В конце переговоров Константин заметил в довольно резкой форме, что желает остаться непричастным к восстанию и может только ходатайствовать о помиловании виновных. «Между нами нет виновных!» — закричал в ответ на это Островский и надел «конфедератку» {534} . Тем всё и закончилось.
На следующий день к Константину приехал выходец из немцев генерал Шембек, которого цесаревич, убежденный в его верности и готовности помочь, принял как родного. Шембек сейчас же обещал привести свой 1-й егерский полк, который хранил верность присяге и стоял в Блони, к лагерю великого князя. Но вернувшись к войску, генерал обнаружил, что полк желает шагать вовсе не в Вержбу, а в Варшаву. Возражения были бесполезны, Шембек отдал приказание присоединиться к восставшим и направил полк в город. Там генерала и его солдат встретили как героев. Силы революции прибывали.
Положение великого князя и русских войск, расположившихся на прилегавшем к Вержбе Мокотовском поле, делалось всё хуже — у них не было ни пищи, ни одежды, ни крыши над головой; выступая из города, никто не ожидал, что поход затянется более чем на сутки. «Восстание берет сильно вверх, порывы его в эту ночь были страшные — удержать их было нельзя ничем, — прыгающим почерком писал Любецкий в записке великому князю в ночь после возвращения депутации. — Совет не может иметь никаких сношений с вашим императорским высочеством — одна мысль договора с вами подвергла его величайшей опасности. В таком положении дел совет предлагает вашему высочеству одно из двух — или сдаться, или тотчас уходить» {535} .
Драгоценное время было упущено — теперь победить революцию не только в несколько часов, но и в несколько дней было невозможно.
Все польские войска, до сих пор хранившие цесаревичу верность, были им отпущены; впрочем, многие из них начали уходить и без его позволения и вскоре уже обнимались с жителями Варшавы, которые кричали: «Да здравствует польское войско!», украшали венками военные знамена и путали ряды. «На всех главных зданиях столицы показался написанный большими буквами стих Мицкевича: “Приветствую тебя, заря свободы! За тобою солнце спасения!”» {536} .
В тот же день, 21 ноября (3 декабря), цесаревич начал отступление к границам России.

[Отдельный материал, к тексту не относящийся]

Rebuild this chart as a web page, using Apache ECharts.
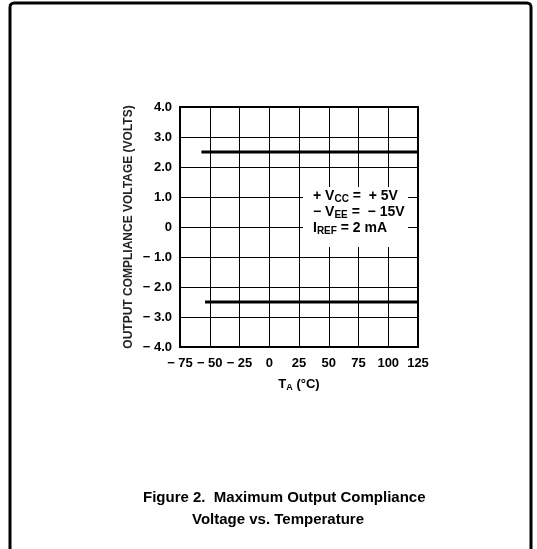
<!DOCTYPE html>
<html>
<head>
<meta charset="utf-8">
<script src="https://cdn.jsdelivr.net/npm/echarts@6/dist/echarts.min.js"></script>
<style>
  html, body { margin: 0; padding: 0; background: #fff; }
</style>
</head>
<body>
<div id="myChart" style="width: 537px; height: 549px;"></div>
<script>
  // temperature (°C) and output compliance voltage (V)
  var upperTemp = [-57, 125];
  var upperVolt = [2.5, 2.5];
  var lowerTemp = [-54, 125];
  var lowerVolt = [-2.5, -2.5];

  var xTicks = [-75, -50, -25, 0, 25, 50, 75, 100, 125];
  var yTicks = [-4, -3, -2, -1, 0, 1, 2, 3, 4];

  function pairs(xs, ys) {
    var out = [];
    for (var i = 0; i < xs.length; i++) out.push([xs[i], ys[i]]);
    return out;
  }

  var font = 'Liberation Sans, Arial, Helvetica, sans-serif';
  var lineStyle = { color: '#000', width: 3 };

  var myChart = echarts.init(document.getElementById('myChart'));
  myChart.setOption({
    backgroundColor: '#fff',
    animation: false,
    grid: {
      left: 180,
      right: 119,
      top: 107,
      bottom: 202,
      show: true,
      borderColor: '#000',
      borderWidth: 2
    },
    xAxis: {
      type: 'value',
      min: xTicks[0],
      max: xTicks[xTicks.length - 1],
      interval: 25,
      name: 'T{sub|A} (°C)',
      nameLocation: 'middle',
      nameGap: 30,
      nameTextStyle: {
        color: '#000',
        fontFamily: font,
        fontWeight: 'bold',
        fontSize: 13,
        rich: {
          sub: { fontSize: 9, fontWeight: 'bold', fontFamily: font, color: '#000', verticalAlign: 'bottom', padding: [6, 0, 0, 0] }
        }
      },
      axisLine: { onZero: false, lineStyle: { color: '#000', width: 2 } },
      axisTick: { show: false },
      axisLabel: {
        color: '#000',
        fontFamily: font,
        fontWeight: 'bold',
        fontSize: 13,
        margin: 10,
        formatter: function (v) {
          return v < 0 ? '\u2212 ' + Math.abs(v) : String(v);
        }
      },
      splitLine: { show: true, lineStyle: { color: '#000', width: 1 } }
    },
    yAxis: {
      type: 'value',
      min: yTicks[0],
      max: yTicks[yTicks.length - 1],
      interval: 1,
      name: 'OUTPUT COMPLIANCE VOLTAGE (VOLTS)',
      nameLocation: 'middle',
      nameGap: 45,
      nameTextStyle: {
        color: '#222',
        fontFamily: font,
        fontWeight: 'bold',
        fontSize: 12
      },
      axisLine: { onZero: false, lineStyle: { color: '#000', width: 2 } },
      axisTick: { show: false },
      axisLabel: {
        color: '#000',
        fontFamily: font,
        fontWeight: 'bold',
        fontSize: 13,
        margin: 8,
        formatter: function (v) {
          if (v === 0) return '0';
          return v < 0 ? '\u2212 ' + Math.abs(v).toFixed(1) : v.toFixed(1);
        }
      },
      splitLine: { show: true, lineStyle: { color: '#000', width: 1 } }
    },
    series: [
      {
        name: 'upper',
        type: 'line',
        symbol: 'none',
        lineStyle: lineStyle,
        data: pairs(upperTemp, upperVolt),
        z: 3
      },
      {
        name: 'lower',
        type: 'line',
        symbol: 'none',
        lineStyle: lineStyle,
        data: pairs(lowerTemp, lowerVolt),
        z: 3
      }
    ],
    graphic: [
      {
        // page frame
        type: 'rect',
        shape: { x: 10, y: 3, width: 521, height: 600, r: [4, 4, 0, 0] },
        style: { fill: 'none', stroke: '#000', lineWidth: 3 },
        z: 10
      },
      {
        // condition box
        type: 'rect',
        shape: { x: 303, y: 187, width: 105, height: 60 },
        style: { fill: '#fff' },
        z: 20
      },
      {
        type: 'text',
        left: 313,
        top: 188,
        z: 21,
        style: {
          text: '+ V{sub|CC} =  + 5V\n\u2212 V{sub|EE} =  \u2212 15V\nI{sub|REF} = 2 mA',
          font: 'bold 14px ' + font,
          fill: '#000',
          lineHeight: 16,
          rich: {
            sub: { fontSize: 10, fontWeight: 'bold', fontFamily: font, fill: '#000', verticalAlign: 'bottom', padding: [5, 0, 0, 0] }
          }
        }
      },
      {
        type: 'text',
        left: 143,
        top: 490,
        z: 21,
        style: {
          text: 'Figure 2.  Maximum Output Compliance',
          font: 'bold 15px ' + font,
          fill: '#000'
        }
      },
      {
        type: 'text',
        left: 192,
        top: 512,
        z: 21,
        style: {
          text: 'Voltage vs. Temperature',
          font: 'bold 15px ' + font,
          fill: '#000'
        }
      }
    ]
  });
</script>
</body>
</html>
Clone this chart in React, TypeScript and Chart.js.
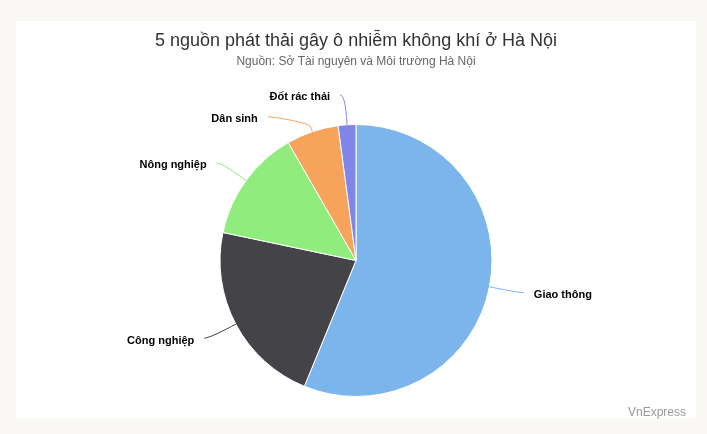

Временное правительство получило от него объявление: «Я выступаю с императорскими войсками и удаляюсь от столицы. Я надеюсь на великодушие польской нации и уверен, что мои войска не будут во время их движения тревожимы. Я вверяю покровительству нации охранение зданий, собственность разных лиц и жизнь особ» {537} . Хлопицкий принял меры к тому, чтобы отступление цесаревича было безопасным и покушений на Константина и его войско в продолжение этого похода действительно не было.
Однако заранее об этом, разумеется, не было известно. Отступавшие всё равно страшились преследования, внезапных нападений, каждый невинный слух преувеличивался и оборачивался паникой; войско не имело провианта и обозов, ослабевшие лошади падали одна за одной, не только солдаты, но и сам великий князь с супругой бедствовали до крайности.
«Ничто не могло быть печальнее нашего движения. Мы были принуждены тащить за собою целую вереницу экипажей, наполненных женщинами, стариками, детьми, которым удалось спастись; одни оплакивали потерю своего имущества, другие смерть родных, и все, не имея лишней одежды, страдали от холода. Офицеры и солдаты, плохо одетые, впроголодь, также оставили в Варшаве свое имущество, надежды и счастье. Все вздыхали по Литве, но приходилось еще прежде переправиться через Вислу, а Бог один знает, допустят ли это поляки. Всё это до того омрачало картину, что наш поход напоминал скорее погребальное шествие… Никогда не забыть мне наш бивуак на улицах Гуры; мы прибыли туда довольно поздно вечером; улицы были полны народа, и войско с трудом могло двигаться в толпе. Гостиницы, частные дома, хижины — всё наполнилось голодным людом, который требует за свои деньги поесть, подобно тому, как разбойник требует жизнь или кошелек. Тут посылают за соломой и сеном, там ломают забор на дрова, сто команд с разных полков мечутся во все стороны за разными потребами; темнота ночи не позволяет офицерам смотреть за солдатами. Со всех сторон слышны крики грабимых жителей и визг издыхающих животных» {538} , — записывал в своем дневнике участник этого невеселого похода Константин Федорович Опочинин, сын хорошо известного нам постоянного корреспондента Константина Павловича. Сам цесаревич по жестокости лишений сравнивал это отступление с суворовским Швейцарским походом, то есть с переходом через Альпы, — сравнение выразительное!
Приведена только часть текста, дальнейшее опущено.